To re-create several databases:
- Stop the storagenode
- Remove
piece_expiration.db
,satellites.db
,pricing.db
,orders.db
from the data location - Move remained databases to the other folder,
backup
for example (please, use your own paths!):
mkdir /mnt/storj/storagenode/backup
mv /mnt/storj/storagenode/storage/*.db /mnt/storj/storagenode/backup/
- Move the config file to the
backup
too (please, correct path!):
mv /mnt/storj/storagenode/config.yaml /mnt/storj/storagenode/backup/
- Execute this command (please, correct path! Please, note, there is only one mount and no one parameter, this is important):
docker pull storjlabs/storagenode:latest
docker run -it --rm -v /mnt/storj/storagenode:/app/config storjlabs/storagenode:latest
It will throw error and exit. This is expected.
- Move all saved databases and config back from the
backup
(please, correct path!):
mv /mnt/storj/storagenode/backup/config.yaml /mnt/storj/storagenode/
mv /mnt/storj/storagenode/backup/*.db /mnt/storj/storagenode/storage/
- Start the storagenode
- Check your logs
Also, I would like to ask you to update your docker run
command with the latest version: https://documentation.storj.io/setup/cli/storage-node#running-the-storage-node seems it doesn’t have a timeout included.

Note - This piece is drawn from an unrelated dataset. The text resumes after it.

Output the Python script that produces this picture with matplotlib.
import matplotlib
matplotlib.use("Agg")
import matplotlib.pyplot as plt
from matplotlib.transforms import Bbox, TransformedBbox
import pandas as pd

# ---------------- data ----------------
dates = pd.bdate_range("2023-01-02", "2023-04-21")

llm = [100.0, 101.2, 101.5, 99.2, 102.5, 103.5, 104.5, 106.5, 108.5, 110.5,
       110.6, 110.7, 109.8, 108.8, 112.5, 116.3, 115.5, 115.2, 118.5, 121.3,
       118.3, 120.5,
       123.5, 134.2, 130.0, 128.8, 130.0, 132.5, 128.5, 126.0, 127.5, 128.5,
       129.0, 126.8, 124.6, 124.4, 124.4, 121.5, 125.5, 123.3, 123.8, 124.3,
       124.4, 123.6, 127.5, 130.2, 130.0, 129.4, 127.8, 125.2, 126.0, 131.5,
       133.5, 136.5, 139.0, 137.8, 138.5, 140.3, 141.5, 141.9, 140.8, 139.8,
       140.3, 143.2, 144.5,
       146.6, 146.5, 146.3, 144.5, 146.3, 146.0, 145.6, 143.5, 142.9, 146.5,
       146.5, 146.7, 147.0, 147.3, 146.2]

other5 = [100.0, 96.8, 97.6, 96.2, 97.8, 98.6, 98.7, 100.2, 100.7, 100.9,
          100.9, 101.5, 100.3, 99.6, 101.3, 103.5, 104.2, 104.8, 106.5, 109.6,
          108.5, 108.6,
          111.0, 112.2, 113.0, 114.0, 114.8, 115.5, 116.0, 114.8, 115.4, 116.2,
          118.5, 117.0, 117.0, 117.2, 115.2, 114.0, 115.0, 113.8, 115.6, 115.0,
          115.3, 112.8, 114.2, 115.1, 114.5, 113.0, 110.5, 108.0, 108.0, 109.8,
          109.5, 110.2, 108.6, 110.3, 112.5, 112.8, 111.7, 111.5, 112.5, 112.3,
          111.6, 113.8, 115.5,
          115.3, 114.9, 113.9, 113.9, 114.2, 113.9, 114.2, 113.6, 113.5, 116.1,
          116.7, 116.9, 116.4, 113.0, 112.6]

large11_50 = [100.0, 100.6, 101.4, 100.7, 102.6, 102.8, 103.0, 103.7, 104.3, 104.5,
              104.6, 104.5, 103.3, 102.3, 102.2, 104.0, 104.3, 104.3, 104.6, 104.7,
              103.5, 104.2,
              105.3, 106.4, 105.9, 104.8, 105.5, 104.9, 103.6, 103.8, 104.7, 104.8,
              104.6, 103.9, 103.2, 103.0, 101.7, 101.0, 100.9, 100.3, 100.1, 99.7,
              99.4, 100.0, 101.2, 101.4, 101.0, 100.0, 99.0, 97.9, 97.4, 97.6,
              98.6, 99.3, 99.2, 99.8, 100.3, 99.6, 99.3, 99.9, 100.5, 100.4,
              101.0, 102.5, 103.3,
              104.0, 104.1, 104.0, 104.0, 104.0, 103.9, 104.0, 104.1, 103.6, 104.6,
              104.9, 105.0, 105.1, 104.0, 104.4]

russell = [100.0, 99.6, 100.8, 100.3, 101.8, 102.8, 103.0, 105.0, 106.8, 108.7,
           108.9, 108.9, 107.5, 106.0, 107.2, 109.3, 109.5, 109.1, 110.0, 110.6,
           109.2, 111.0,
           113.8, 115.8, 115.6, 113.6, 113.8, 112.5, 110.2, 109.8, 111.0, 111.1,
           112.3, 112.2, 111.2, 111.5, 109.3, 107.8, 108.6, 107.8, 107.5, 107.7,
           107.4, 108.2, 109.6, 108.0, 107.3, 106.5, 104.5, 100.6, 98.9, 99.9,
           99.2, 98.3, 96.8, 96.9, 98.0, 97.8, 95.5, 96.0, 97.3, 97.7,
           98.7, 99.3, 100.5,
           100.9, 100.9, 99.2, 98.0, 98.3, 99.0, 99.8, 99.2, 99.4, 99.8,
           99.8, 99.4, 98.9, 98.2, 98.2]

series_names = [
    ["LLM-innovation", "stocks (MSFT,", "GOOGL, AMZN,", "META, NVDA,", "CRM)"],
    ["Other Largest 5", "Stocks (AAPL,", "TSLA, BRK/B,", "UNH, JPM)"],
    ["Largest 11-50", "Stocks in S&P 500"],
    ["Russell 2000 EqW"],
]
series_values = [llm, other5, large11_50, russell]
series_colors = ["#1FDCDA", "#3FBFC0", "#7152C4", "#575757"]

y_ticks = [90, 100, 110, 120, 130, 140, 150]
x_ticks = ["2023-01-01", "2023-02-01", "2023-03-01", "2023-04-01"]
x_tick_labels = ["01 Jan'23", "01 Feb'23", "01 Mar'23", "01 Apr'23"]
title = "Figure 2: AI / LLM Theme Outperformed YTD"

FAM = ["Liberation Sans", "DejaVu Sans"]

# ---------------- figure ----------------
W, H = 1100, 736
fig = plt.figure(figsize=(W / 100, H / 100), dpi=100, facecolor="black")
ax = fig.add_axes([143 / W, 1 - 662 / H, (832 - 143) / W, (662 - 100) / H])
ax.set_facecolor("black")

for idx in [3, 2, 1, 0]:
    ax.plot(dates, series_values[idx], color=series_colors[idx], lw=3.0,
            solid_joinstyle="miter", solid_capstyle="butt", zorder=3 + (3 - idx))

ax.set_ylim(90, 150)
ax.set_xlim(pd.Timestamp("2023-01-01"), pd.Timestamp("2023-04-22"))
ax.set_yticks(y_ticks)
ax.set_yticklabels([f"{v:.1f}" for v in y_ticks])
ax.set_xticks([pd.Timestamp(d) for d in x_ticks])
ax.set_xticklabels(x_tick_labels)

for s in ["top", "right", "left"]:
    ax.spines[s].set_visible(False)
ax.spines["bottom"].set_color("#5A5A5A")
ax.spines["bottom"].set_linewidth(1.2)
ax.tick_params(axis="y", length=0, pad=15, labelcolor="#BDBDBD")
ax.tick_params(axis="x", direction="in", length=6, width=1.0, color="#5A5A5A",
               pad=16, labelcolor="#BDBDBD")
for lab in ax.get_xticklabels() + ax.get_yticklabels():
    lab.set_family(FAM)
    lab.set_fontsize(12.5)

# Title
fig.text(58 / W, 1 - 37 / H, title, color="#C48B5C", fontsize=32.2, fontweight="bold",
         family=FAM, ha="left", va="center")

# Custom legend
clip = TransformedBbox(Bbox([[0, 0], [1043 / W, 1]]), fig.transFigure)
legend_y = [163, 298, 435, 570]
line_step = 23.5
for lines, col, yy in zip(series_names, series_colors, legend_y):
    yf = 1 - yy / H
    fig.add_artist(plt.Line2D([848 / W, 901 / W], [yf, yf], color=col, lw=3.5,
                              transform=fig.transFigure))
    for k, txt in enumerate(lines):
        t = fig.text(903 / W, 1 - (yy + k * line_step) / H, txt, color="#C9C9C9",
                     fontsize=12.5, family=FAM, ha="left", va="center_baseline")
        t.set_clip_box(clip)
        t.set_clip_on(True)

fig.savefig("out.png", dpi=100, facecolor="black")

The same is going for the watchtower:
- Stop and remove the watchtower
docker stop watchtower
docker rm --force $(docker ps -aqf ancestor=storjlabs/watchtower)
Sure,
Stopped the node
wiped and rebuilt the array
Triple checked it for errors
restarted the docker node
All seems ok so far
i am sure my node has lost some credibility however it had only been live a few weeks so was still in the validation phase. What i have done differently this time is left off the autoupdate
Such errors are suggests to check the disk, because your filesystem is corrupted.
What is type of the RAID (how you did it)?
What is filesystem?
Is it a network attached drive?
Yes, a disk in the array had failed and this significantly impacted read times and caused corruption. Full rebuild was necessary but due to this being at a very similar time to the autoupdate i turned that off after rebuilding. Its an older PC so may be coincidence however in my experience that is a very rare thing. Thanks to everyone who spent time on this
You can take a look on this thread why we do not recommend to use RAID with today’s disks:
Hmm looks like the node has now been disqualified after the rebuild i just got a mail. What are the next steps do i need to go through the validation process again and get a new id? Thanks
Of course. If you deleted customers’ data - your node will be disqualified.
You should create a new identity, receive a new authorization token, sign the identity and start with a clean storage.
Got the same error:
Error: rpc: dial tcp 127.0.0.1:7778: connect: connection refused
Just one node here. Don’t know what to do?